O problema explodiu com o álbum O Dia que Faremos Contato, que estava pronto e o lançamento apalavrado com o presidente de uma gravadora. Mas o departamento de marketing interveio, dizendo-se incapaz de vender aquele disco híbrido. A negociação desandou e Lenine bateu em outras portas. Conseguiu lançá-lo pela BMG Brasil, e as músicas Hoje Eu Quero Sair Só e Dois Olhos Negros fizeram sucesso.
O êxito alavancou o seu primeiro show de multidão. Ele ocorreu numa ponte, no Recife, que balançava quando o público pulava. “Em 2000, o New York Times publicou a reportagem “Brazil’s Lenine: A Prince of Pop”, escancarando-lhe as portas no exterior.
Não foi difícil conseguir atenção da imprensa para divulgar Chão. Uma busca no Google leva a mais de 100 sites, jornais, revistas e blogs que divulgavam o disco em outubro. Lenine interrompeu as entrevistas para marcar presença na Bienal de Orquídeas do Nordeste, da qual é patrono. Cultivar orquídeas é seu hobby e pretende catalogar as espécies brasileiras em um livro. Possui uma coleção com mais de 6 mil orquídeas.

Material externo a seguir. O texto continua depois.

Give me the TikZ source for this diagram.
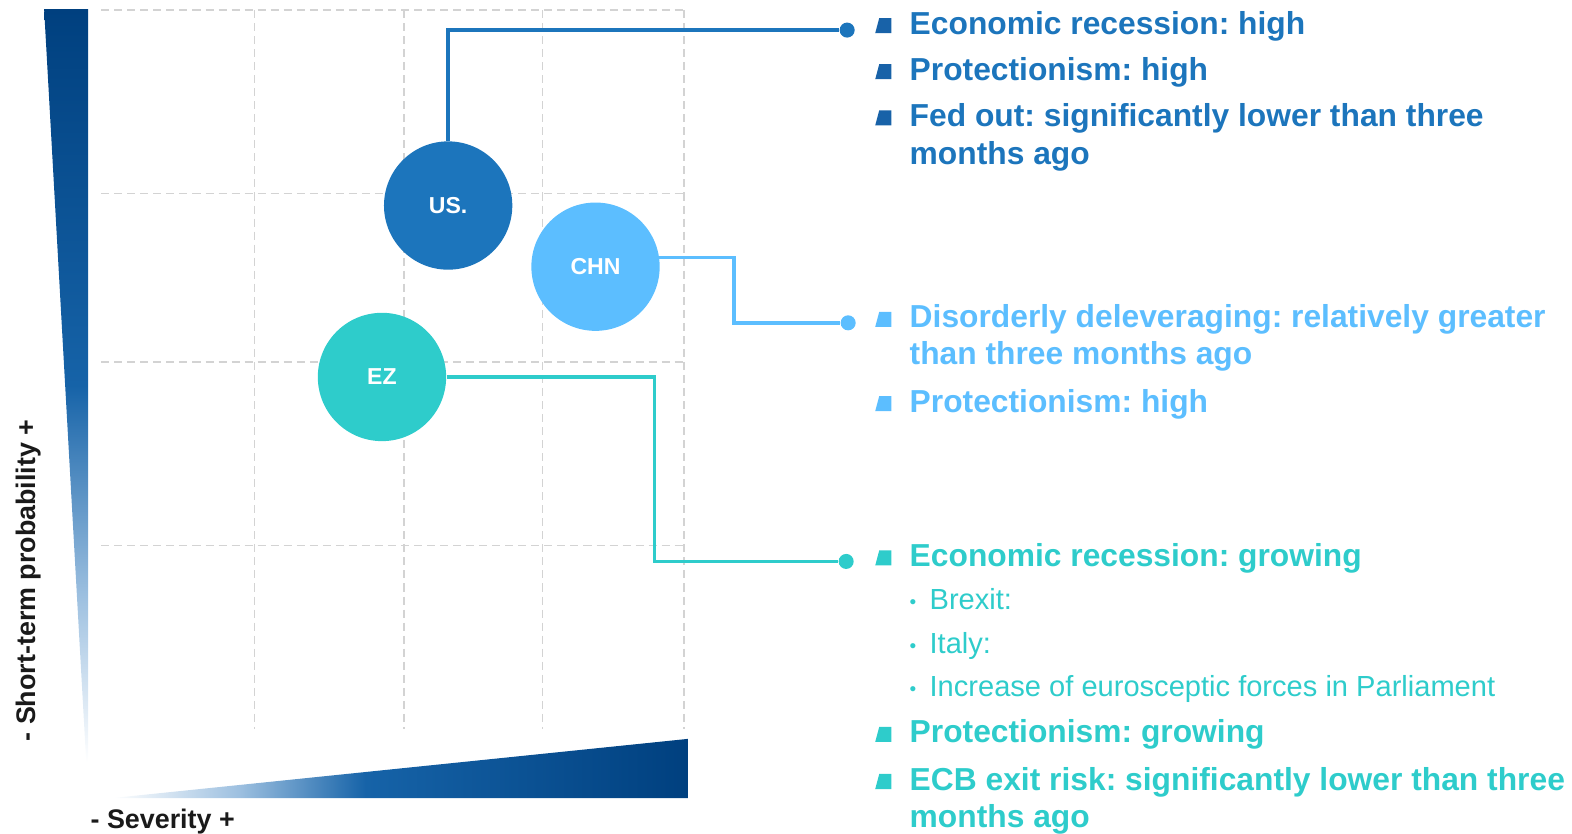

As entrevistas em sequência na Urca foram interrompidas pela passagem de Bruno, seu filho, que produziu e tocou guitarra em Chão. Às vezes, Lenine se aproximava para lhe dar um beijo e um abraço. Na primeira vez que entrou em estúdio para ensaiar o novo repertório ficou emocionado. “Esquisito, eu entro aqui e tem meu filho”, disse. Ele ainda não tem as datas para o início da turnê.